Zafar Anjum | July 3, 2013
Jules Brookfield, Vice President of Technology at Archipelago International, one of Indonesia’s fastest growing and most technically advanced hotel chains, describes the challenges faced in running their multiple websites.

I wasn't sleeping so well, constantly monitoring uptime and load time alerts. If some server or networking equipment broke we couldn't always get a replacement quickly, we'd end up running on some old crippled servers or even desktops or low quality networking equipment instead of servers or our security appliances while we waited for a new server or networking device. 

We also occasionally had issues with hard drives and equipment going out of stock, forcing us to buy products that were less ideal just to get by. Not to mention the taxes in Indonesia made importing anything really expensive. Even when you are getting a "free" replacement or a "demo unit to be returned" from a company, Indonesia will tax you on the perceived value of it, which often is 15 percent to 30 percent!

Why did you turn to AWS to find solutions to your problems? Did you look at other vendors?

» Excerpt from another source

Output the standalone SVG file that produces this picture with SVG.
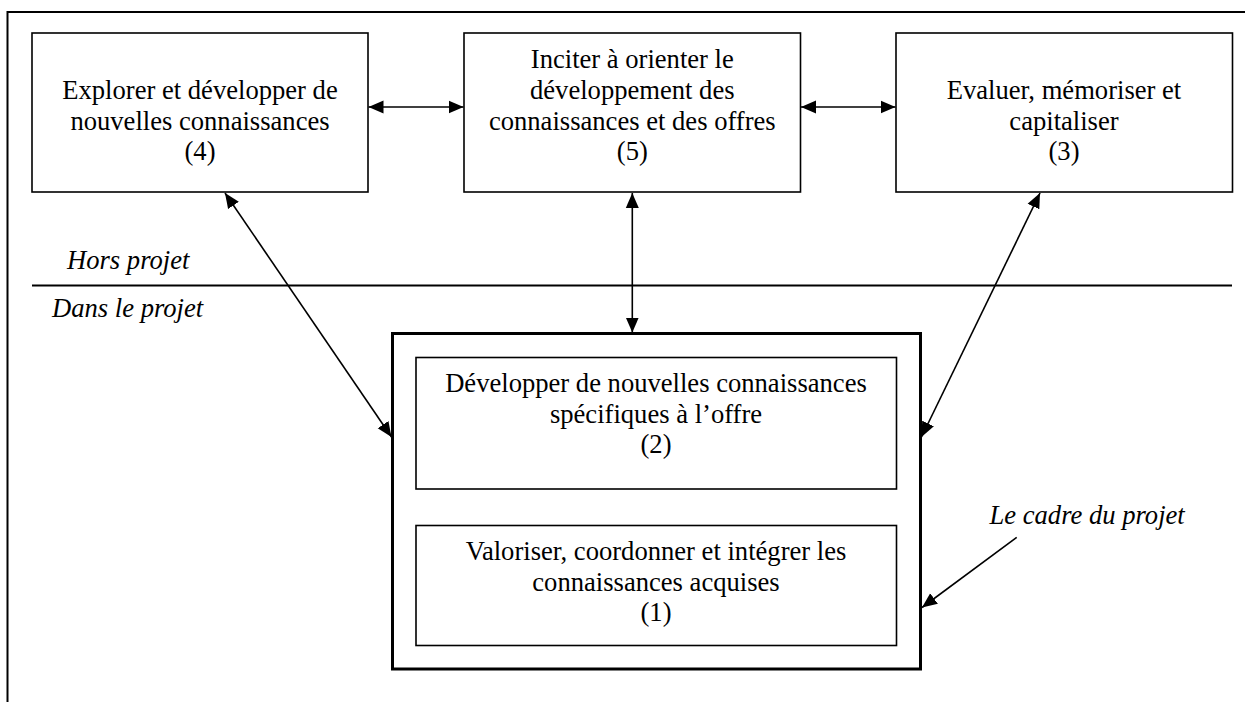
<svg xmlns="http://www.w3.org/2000/svg" width="1245" height="702" viewBox="0 0 1245 702">
<style>
.box{fill:#fff;stroke:#000;stroke-width:1.6}
.frame{fill:none;stroke:#000;stroke-width:3}
.t{font-family:"Liberation Serif","Times New Roman",serif;font-size:26.6px;fill:#000;text-anchor:middle}
.i{font-family:"Liberation Serif","Times New Roman",serif;font-size:26.6px;font-style:italic;fill:#000}
.c{stroke:#000;stroke-width:1.6;fill:none;marker-end:url(#ah)}
.cc{stroke:#000;stroke-width:1.6;fill:none;marker-start:url(#ah);marker-end:url(#ah)}
</style>
<defs>
<marker id="ah" markerUnits="userSpaceOnUse" markerWidth="16" markerHeight="14" refX="15" refY="6.5" orient="auto-start-reverse" viewBox="0 0 16 13">
<path d="M0,0 L15,6.5 L0,13 Z" fill="#000"/>
</marker>
</defs>
<rect width="1245" height="702" fill="#fff"/>
<g id="outer">
<path d="M7.5,702 V12 H1245" fill="none" stroke="#000" stroke-width="2"/>
</g>
<g id="separator">
<line x1="32" y1="285.5" x2="1232" y2="285.5" stroke="#000" stroke-width="2"/>
<text class="i" x="67" y="269">Hors projet</text>
<text class="i" x="52" y="317">Dans le projet</text>
</g>
<g id="n4">
<rect class="box" x="32" y="33" width="336" height="159"/>
<text class="t" x="200" y="99">Explorer et développer de</text>
<text class="t" x="200" y="129.5">nouvelles connaissances</text>
<text class="t" x="200" y="160">(4)</text>
</g>
<g id="n5">
<rect class="box" x="464" y="33" width="336.5" height="159"/>
<text class="t" x="632.3" y="68">Inciter à orienter le</text>
<text class="t" x="632.3" y="99">développement des</text>
<text class="t" x="632.3" y="129.5">connaissances et des offres</text>
<text class="t" x="632.3" y="160">(5)</text>
</g>
<g id="n3">
<rect class="box" x="896" y="33" width="336.5" height="159"/>
<text class="t" x="1064" y="99">Evaluer, mémoriser et</text>
<text class="t" x="1064" y="129.5">capitaliser</text>
<text class="t" x="1064" y="160">(3)</text>
</g>
<g id="cadre">
<rect class="frame" x="392.5" y="333.5" width="528" height="335.5"/>
<text class="i" x="989.5" y="523.5">Le cadre du projet</text>
</g>
<g id="n2">
<rect class="box" x="416" y="357.5" width="480.5" height="131.5"/>
<text class="t" x="656" y="392">Développer de nouvelles connaissances</text>
<text class="t" x="656" y="422.5">spécifiques à l’offre</text>
<text class="t" x="656" y="453">(2)</text>
</g>
<g id="n1">
<rect class="box" x="416" y="525.5" width="480.5" height="120"/>
<text class="t" x="656" y="560">Valoriser, coordonner et intégrer les</text>
<text class="t" x="656" y="590.5">connaissances acquises</text>
<text class="t" x="656" y="621">(1)</text>
</g>
<g id="connectors">
<line class="cc" x1="368.5" y1="107" x2="463.5" y2="107"/>
<line class="cc" x1="801" y1="107" x2="895.5" y2="107"/>
<line class="cc" x1="632.3" y1="193" x2="632.3" y2="332.5"/>
<line class="cc" x1="225" y1="193" x2="391.5" y2="437"/>
<line class="cc" x1="1040" y1="193" x2="921.5" y2="437"/>
<line class="c" x1="1016.7" y1="537.3" x2="922" y2="607.5"/>
</g>
</svg>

Since my background is in software development, I've known about AWS for quite a while.  I was impressed by their products, their pricing philosophies, and their API first methodology. However, up to that point I hadn't given AWS a try for myself yet. It all started very organically and almost whimsically thanks to their very granular pay as you go model. I decided I wanted to play around with the Amazon Simple Storage Services (S3) one day, and then the Amazon CloudFront. I was so impressed by the infrastructure I started to consider not playing around with it anymore and really diving in with some of my production environments.

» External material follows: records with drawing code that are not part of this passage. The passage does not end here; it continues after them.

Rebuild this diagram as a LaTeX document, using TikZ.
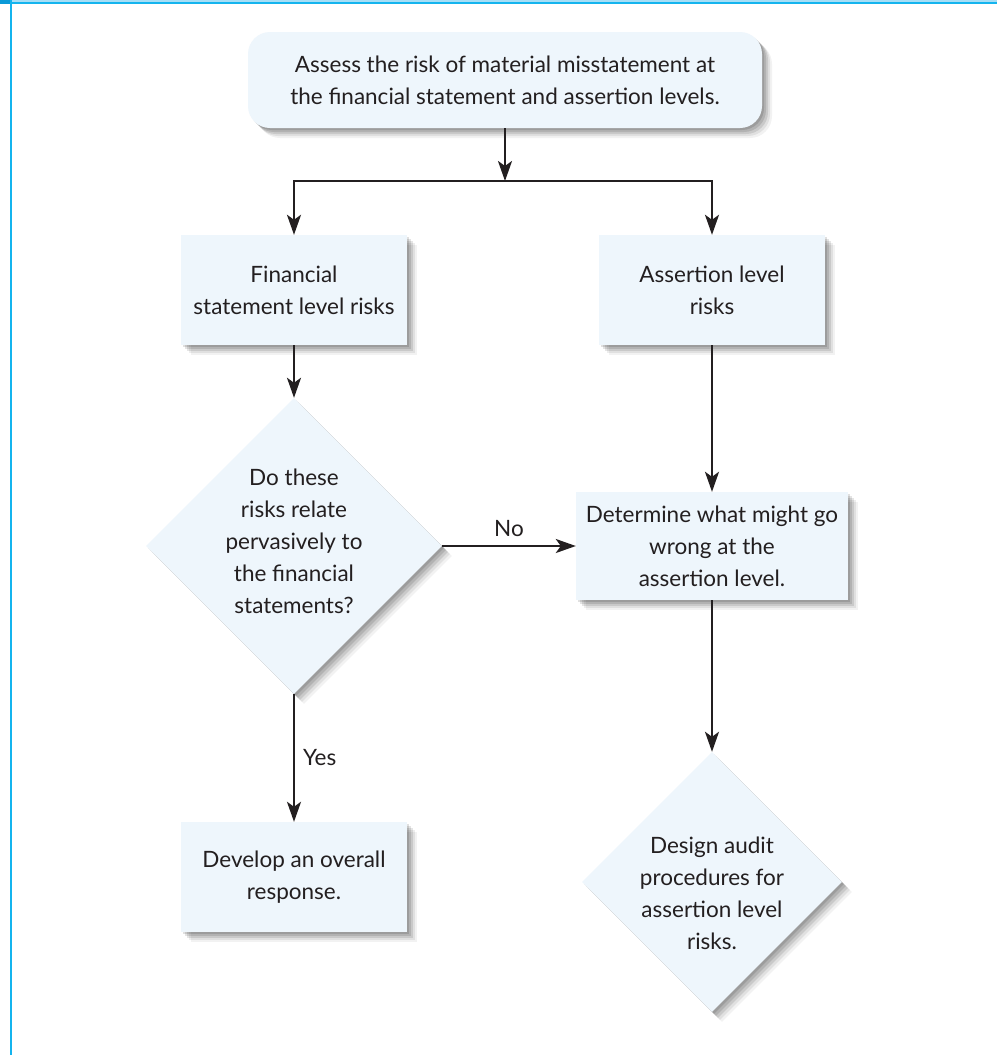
\documentclass[tikz,border=0pt]{standalone}
\usepackage{fontspec}
\setmainfont{Lato}
\usetikzlibrary{shapes.geometric,arrows.meta,shadows}

\definecolor{boxfill}{HTML}{EEF6FC}
\definecolor{inkgray}{HTML}{231F20}
\definecolor{framecyan}{HTML}{14B4EE}
\definecolor{bandlight}{HTML}{A6DEF6}
\definecolor{cornerblue}{HTML}{0A9AD8}

\tikzset{
  softshadow/.style={
    drop shadow={shadow xshift=10pt, shadow yshift=-10pt, opacity=0.05, fill=black},
    drop shadow={shadow xshift=8pt, shadow yshift=-8pt, opacity=0.07, fill=black},
    drop shadow={shadow xshift=6pt, shadow yshift=-6pt, opacity=0.10, fill=black},
    drop shadow={shadow xshift=4pt, shadow yshift=-4pt, opacity=0.11, fill=black},
    drop shadow={shadow xshift=2pt, shadow yshift=-2pt, opacity=0.12, fill=black}
  },
  txt/.style={text=inkgray, align=center, font=\fontsize{22.5}{32}\selectfont},
  stepbox/.style={rectangle, fill=boxfill, softshadow, txt, inner sep=0pt,
    minimum width=226pt, minimum height=110pt},
  widebox/.style={stepbox, minimum width=272pt, minimum height=108pt},
  startbox/.style={stepbox, rounded corners=22pt, minimum width=514pt, minimum height=96pt},
  decision/.style={diamond, fill=boxfill, softshadow, inner sep=0pt, shape aspect=1},
  flow/.style={draw=inkgray, line width=2.2pt,
    -{Stealth[length=20pt, width=14pt, inset=5pt]}},
  branchlabel/.style={txt, inner sep=2pt}
}

\begin{document}
\begin{tikzpicture}[x=1pt, y=-1pt]
  \useasboundingbox (0,0) rectangle (997,1055);
  \fill[white] (0,0) rectangle (997,1055);

  % page frame: blue band along the top, thin rule down the left
  \fill[bandlight] (0,0) rectangle (997,2);
  \fill[framecyan] (0,2) rectangle (997,4);
  \fill[cornerblue] (0,0) rectangle (10,4);
  \fill[framecyan] (10,0) rectangle (11.5,1055);

  % nodes
  \node[startbox] (assess) at (505,80)
    {Assess the risk of material misstatement at\\the financial statement and assertion levels.};
  \coordinate (split) at (505,181);

  \node[stepbox] (fslevel) at (294,290) {Financial\\statement level risks};
  \node[stepbox] (aslevel) at (712,290) {Assertion level\\risks};

  \node[decision, minimum width=296pt, minimum height=296pt] (pervasive) at (294,546) {};
  \node[txt] (pervasivetext) at (294,541)
    {Do these\\risks relate\\pervasively to\\the financial\\statements?};

  \node[widebox] (wrong) at (712,546)
    {Determine what might go\\wrong at the\\assertion level.};

  \node[decision, minimum width=260pt, minimum height=260pt] (design) at (712,882) {};
  \node[txt] (designtext) at (712,893)
    {Design audit\\procedures for\\assertion level\\risks.};

  \node[stepbox] (overall) at (294,877) {Develop an overall\\response.};

  % connectors
  \draw[flow] (assess) -- (split);
  \draw[flow] (split) -| (fslevel);
  \draw[flow] (split) -| (aslevel);
  \draw[flow] (fslevel) -- (pervasive);
  \draw[flow] (aslevel) -- (wrong);
  \draw[flow] (pervasive) -- node[branchlabel, above=6pt] (nolabel) {No} (wrong);
  \draw[flow] (pervasive) -- node[branchlabel, right=6pt, pos=0.5] (yeslabel) {Yes} (overall);
  \draw[flow] (wrong) -- (design);
\end{tikzpicture}
\end{document}
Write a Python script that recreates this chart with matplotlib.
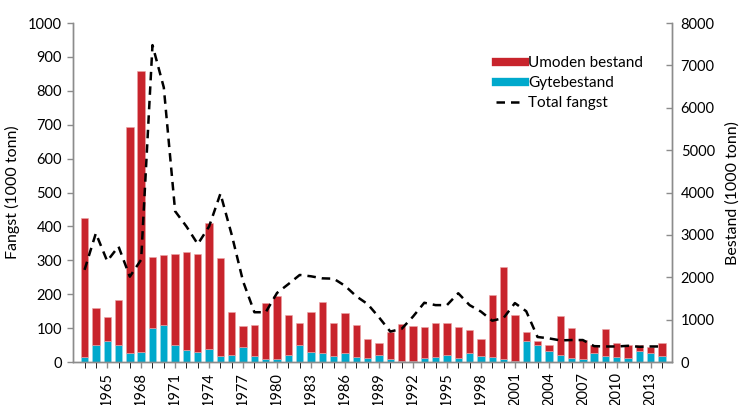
import numpy as np
import matplotlib.pyplot as plt
from matplotlib.lines import Line2D

plt.rcParams['font.family'] = ['Lato', 'DejaVu Sans']

years = np.arange(1963, 2015)

# Bestand (1000 tonn)
gytebestand = [120, 408, 504, 408, 216, 248, 800, 880, 408, 280,
               248, 312, 152, 176, 352, 152, 80, 80, 176, 400,
               248, 216, 152, 224, 128, 96, 168, 72, 24, 24,
               96, 120, 168, 96, 224, 152, 120, 72, 32, 504,
               408, 264, 176, 104, 72, 208, 152, 128, 104, 264,
               208, 152]
umoden_bestand = [3290, 864, 560, 1064, 5328, 6624, 1672, 1648, 2144, 2328,
                  2304, 2976, 2304, 1008, 496, 728, 1312, 1480, 936, 528,
                  936, 1208, 776, 936, 736, 448, 272, 648, 872, 832,
                  736, 800, 752, 736, 528, 400, 1464, 2168, 1080, 216,
                  88, 136, 904, 696, 456, 200, 632, 328, 304, 128,
                  136, 288]

# Fangst (1000 tonn)
total_fangst = [272, 380, 298, 341, 252, 302, 935, 810, 445, 400,
                348, 400, 497, 375, 238, 147, 147, 204, 230, 257,
                253, 247, 246, 225, 194, 171, 132, 90, 98, 134,
                175, 168, 168, 203, 168, 149, 122, 130, 174, 150,
                74, 70, 64, 65, 65, 47, 46, 46, 48, 45,
                46, 46]

tick_years = list(range(1965, 2014, 3))

red = '#C8242C'
cyan = '#00A9CC'
grey = '#8C8C8C'
dash = (0, (3.4, 2.4))

fig = plt.figure(figsize=(7.47, 4.05), dpi=100)
ax = fig.add_axes([0.098, 0.106, 0.802, 0.837])
ax2 = ax.twinx()

# stolper paa hoyre akse
ax2.bar(years, gytebestand, width=0.65, color=cyan, edgecolor='#9ED9E8', linewidth=0.4)
ax2.bar(years, umoden_bestand, width=0.65, bottom=gytebestand, color=red,
        edgecolor='#EBA3A6', linewidth=0.4)

# linje paa venstre akse, tegnet over stolpene
ax.plot(years, total_fangst, color='black', linestyle=dash, linewidth=1.8)
ax.set_zorder(ax2.get_zorder() + 1)
ax.patch.set_visible(False)

ax.set_xlim(1962, 2014.9)
ax.set_ylim(0, 1000)
ax2.set_ylim(0, 8000)
ax.set_yticks(range(0, 1001, 100))
ax2.set_yticks(range(0, 8001, 1000))

ax.set_xticks(years, minor=True)
ax.set_xticks(tick_years)
ax.set_xticklabels([str(y) for y in tick_years], rotation=90)

for a in (ax, ax2):
    a.spines['top'].set_visible(False)
    for s in ('left', 'right', 'bottom'):
        a.spines[s].set_color(grey)
        a.spines[s].set_linewidth(1.0)
    a.tick_params(colors=grey, labelcolor='black', labelsize=10.5, width=1.0)

ax.tick_params(axis='y', direction='out', length=4, pad=4)
ax2.tick_params(axis='y', direction='in', length=4, pad=6)
ax.tick_params(axis='x', which='both', direction='out', length=4, pad=3)

ax.set_ylabel('Fangst (1000 tonn)', fontsize=11.5, labelpad=6)
ax2.set_ylabel('Bestand (1000 tonn)', fontsize=11.5, labelpad=8)

handles = [Line2D([], [], color=red, linewidth=6),
           Line2D([], [], color=cyan, linewidth=6),
           Line2D([], [], color='black', linestyle=dash, linewidth=1.8)]
labels = ['Umoden bestand', 'Gytebestand', 'Total fangst']
ax.legend(handles, labels, loc='upper left', bbox_to_anchor=(0.645, 0.895),
          bbox_transform=fig.transFigure, frameon=False, fontsize=11,
          handlelength=1.9, handletextpad=0.25, labelspacing=0.4)

fig.savefig('out.png', dpi=100)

At that point I looked around and there really weren't many options, AWS was clearly the most mature and most sophisticated, but the next best options, such as Rackspace, didn't have data centres in Singapore. Having a data centre in Singapore was critical to me as most ISPs in Indonesia treat bandwidth to Singapore as "IIX - local", which generally is much cheaper and faster than "international" bandwidth, not to mention latencies to Singapore are obviously dramatically better than to Europe or the States, where most of the competition have their data centres. Without low latency, many of our internal applications would run too slowly to be accepted by our users.

As times goes on, I'm constantly looking at what other options are available on the market - just because I find it exciting to research the topic. Microsoft now has Azure, Google now has Google Compute Engine, GoGrid, Rackspace is getting better and better but still not in Singapore. I've also noticed there have been several Indonesian companies who claim to have "cloud services", but really most of what I've seen is just access to their VMWare in their data centre, not to mention, they don't have anywhere near the scale, maturity, redundancy, flexibility, expertise or features and it's more expensive than AWS!